━━━━━ Data excerpt
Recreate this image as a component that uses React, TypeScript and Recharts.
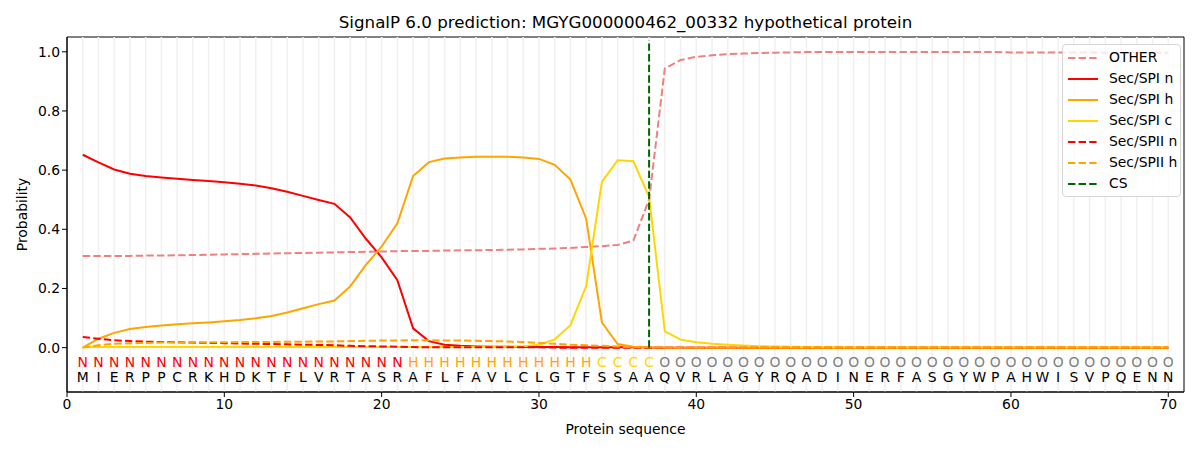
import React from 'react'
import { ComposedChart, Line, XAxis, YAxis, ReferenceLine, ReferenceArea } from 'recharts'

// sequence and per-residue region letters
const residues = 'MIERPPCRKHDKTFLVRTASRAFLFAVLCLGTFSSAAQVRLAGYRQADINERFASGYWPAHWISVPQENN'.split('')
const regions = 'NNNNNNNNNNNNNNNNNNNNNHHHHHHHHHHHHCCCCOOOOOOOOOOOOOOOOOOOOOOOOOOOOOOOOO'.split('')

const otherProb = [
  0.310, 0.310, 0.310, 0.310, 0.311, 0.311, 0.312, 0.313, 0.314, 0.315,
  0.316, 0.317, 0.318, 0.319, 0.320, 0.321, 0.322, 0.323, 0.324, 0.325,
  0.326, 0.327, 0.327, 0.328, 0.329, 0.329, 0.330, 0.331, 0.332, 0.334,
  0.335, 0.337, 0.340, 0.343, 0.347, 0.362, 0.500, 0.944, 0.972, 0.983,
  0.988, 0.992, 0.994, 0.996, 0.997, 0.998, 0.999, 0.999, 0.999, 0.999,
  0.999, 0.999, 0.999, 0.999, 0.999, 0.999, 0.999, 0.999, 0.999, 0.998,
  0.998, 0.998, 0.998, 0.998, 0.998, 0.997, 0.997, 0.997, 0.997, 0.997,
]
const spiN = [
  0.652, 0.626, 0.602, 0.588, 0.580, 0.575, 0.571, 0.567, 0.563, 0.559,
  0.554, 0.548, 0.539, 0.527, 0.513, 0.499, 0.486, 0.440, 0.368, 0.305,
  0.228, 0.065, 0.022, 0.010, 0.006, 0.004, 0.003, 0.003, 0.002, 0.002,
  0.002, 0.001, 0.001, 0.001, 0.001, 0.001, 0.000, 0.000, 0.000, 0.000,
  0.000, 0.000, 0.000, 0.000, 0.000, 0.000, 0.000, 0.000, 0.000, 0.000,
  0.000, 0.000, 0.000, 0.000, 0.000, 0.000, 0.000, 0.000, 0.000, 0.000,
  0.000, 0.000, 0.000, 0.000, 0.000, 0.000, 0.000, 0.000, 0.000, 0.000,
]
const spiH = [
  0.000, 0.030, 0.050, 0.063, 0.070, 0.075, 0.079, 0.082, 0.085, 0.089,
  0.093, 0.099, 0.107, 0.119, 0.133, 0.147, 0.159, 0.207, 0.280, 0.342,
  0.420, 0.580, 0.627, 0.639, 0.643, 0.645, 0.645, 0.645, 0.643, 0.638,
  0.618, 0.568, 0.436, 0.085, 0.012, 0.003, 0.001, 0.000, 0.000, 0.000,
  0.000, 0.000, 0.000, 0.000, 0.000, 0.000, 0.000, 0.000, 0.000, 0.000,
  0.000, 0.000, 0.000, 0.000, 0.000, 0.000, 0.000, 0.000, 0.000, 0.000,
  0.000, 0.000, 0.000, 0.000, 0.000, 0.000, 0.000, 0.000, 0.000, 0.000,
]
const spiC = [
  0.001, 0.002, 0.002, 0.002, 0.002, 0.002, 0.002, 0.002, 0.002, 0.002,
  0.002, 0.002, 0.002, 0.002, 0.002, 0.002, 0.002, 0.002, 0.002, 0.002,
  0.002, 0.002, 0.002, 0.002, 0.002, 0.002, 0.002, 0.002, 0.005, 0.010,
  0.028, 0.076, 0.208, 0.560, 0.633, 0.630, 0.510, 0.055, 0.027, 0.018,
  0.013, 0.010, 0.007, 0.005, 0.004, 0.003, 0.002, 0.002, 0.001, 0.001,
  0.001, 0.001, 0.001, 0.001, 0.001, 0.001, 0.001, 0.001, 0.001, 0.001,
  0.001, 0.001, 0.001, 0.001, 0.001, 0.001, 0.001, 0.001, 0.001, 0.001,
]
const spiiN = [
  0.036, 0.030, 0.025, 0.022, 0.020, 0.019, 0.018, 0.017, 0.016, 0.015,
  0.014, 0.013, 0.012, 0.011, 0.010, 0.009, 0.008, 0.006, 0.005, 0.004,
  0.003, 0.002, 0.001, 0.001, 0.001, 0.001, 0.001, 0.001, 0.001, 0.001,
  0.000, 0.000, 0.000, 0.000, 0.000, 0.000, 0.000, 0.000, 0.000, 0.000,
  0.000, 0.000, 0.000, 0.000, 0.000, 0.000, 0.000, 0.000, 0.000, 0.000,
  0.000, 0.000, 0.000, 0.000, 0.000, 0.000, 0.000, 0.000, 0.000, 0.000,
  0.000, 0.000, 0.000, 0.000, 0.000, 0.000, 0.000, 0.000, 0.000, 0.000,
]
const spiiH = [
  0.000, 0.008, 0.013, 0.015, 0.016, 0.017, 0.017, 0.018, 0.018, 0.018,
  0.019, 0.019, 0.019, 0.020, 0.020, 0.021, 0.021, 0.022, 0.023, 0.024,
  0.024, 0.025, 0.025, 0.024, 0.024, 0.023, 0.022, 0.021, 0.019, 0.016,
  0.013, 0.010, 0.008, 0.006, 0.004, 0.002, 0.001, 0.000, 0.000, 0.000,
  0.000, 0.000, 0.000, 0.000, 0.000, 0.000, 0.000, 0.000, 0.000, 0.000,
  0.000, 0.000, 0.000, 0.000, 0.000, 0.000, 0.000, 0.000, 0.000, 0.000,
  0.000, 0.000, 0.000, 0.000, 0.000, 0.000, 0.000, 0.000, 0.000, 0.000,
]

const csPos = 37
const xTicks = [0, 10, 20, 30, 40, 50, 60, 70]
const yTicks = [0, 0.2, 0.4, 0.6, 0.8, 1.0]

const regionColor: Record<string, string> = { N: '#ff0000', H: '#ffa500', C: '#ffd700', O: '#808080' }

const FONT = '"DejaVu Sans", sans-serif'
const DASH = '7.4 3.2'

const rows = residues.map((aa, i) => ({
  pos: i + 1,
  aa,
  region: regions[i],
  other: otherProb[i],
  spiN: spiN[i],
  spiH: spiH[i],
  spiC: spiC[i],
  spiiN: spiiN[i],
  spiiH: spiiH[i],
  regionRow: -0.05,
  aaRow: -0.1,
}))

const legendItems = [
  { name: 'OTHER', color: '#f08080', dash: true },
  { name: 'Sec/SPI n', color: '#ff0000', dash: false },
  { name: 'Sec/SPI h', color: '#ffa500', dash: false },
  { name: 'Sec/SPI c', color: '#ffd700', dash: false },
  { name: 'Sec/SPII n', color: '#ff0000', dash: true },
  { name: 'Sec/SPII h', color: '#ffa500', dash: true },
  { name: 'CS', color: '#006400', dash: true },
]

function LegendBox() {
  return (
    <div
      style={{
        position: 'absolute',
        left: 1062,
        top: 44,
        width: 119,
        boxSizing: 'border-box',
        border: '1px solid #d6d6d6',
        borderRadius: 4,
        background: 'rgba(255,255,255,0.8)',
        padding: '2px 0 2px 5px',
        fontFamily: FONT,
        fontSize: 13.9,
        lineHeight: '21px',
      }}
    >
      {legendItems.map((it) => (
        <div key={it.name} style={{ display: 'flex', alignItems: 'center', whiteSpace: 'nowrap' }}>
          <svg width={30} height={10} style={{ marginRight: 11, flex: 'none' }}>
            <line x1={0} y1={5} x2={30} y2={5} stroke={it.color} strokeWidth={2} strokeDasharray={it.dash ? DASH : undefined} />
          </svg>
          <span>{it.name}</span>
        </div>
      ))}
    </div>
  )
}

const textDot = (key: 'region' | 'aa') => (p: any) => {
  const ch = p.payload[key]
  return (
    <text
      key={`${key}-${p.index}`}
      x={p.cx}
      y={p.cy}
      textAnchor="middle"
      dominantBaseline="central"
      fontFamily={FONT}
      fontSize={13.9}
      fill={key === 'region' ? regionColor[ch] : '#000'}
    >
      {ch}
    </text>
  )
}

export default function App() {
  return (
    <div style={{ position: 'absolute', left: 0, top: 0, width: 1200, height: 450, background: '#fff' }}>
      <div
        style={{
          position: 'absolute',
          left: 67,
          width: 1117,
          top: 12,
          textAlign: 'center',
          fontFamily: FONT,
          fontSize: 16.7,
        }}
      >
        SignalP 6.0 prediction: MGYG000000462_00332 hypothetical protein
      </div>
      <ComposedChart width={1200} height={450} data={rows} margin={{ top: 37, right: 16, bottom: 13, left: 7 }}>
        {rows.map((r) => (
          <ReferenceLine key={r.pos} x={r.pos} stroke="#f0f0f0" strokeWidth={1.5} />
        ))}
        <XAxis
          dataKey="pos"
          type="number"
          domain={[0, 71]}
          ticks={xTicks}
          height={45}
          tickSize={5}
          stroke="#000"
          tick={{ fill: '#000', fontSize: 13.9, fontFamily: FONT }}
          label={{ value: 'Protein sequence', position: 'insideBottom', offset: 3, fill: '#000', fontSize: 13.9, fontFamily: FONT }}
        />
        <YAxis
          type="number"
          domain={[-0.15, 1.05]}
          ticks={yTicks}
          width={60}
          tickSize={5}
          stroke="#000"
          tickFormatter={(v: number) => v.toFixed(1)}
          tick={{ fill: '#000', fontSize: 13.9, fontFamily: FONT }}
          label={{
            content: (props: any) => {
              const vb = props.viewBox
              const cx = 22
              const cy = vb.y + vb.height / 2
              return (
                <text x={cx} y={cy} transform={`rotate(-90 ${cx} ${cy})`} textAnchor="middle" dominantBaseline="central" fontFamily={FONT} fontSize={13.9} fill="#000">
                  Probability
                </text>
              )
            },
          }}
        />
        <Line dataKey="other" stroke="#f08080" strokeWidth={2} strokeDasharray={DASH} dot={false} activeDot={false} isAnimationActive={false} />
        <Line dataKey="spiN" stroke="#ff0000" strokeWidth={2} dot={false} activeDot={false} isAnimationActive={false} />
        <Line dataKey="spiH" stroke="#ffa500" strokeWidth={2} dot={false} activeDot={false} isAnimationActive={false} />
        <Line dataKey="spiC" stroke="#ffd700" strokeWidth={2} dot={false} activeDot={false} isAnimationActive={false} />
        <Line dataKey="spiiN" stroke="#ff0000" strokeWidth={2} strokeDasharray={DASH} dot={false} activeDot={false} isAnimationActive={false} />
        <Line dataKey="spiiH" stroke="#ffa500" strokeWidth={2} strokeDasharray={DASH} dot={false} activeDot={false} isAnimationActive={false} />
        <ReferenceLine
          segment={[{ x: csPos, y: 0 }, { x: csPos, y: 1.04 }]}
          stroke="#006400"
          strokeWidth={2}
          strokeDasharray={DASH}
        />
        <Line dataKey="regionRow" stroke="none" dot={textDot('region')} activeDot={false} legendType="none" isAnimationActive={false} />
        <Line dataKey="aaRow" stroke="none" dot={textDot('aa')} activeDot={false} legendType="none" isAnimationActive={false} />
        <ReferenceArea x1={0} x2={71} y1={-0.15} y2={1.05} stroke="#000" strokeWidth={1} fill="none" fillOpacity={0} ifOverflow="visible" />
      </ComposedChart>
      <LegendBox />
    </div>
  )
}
━━━━━━━━━━
## [Set problem]
Give again, word for word, every line from the top of the data above to the line holding "YAxis, ReferenceLine, ReferenceArea", inclusive, with the pictures left out.

## [Output below]
Recreate this image as a component that uses React, TypeScript and Recharts.
import React from 'react'
import { ComposedChart, Line, XAxis, YAxis, ReferenceLine, ReferenceArea } from 'recharts'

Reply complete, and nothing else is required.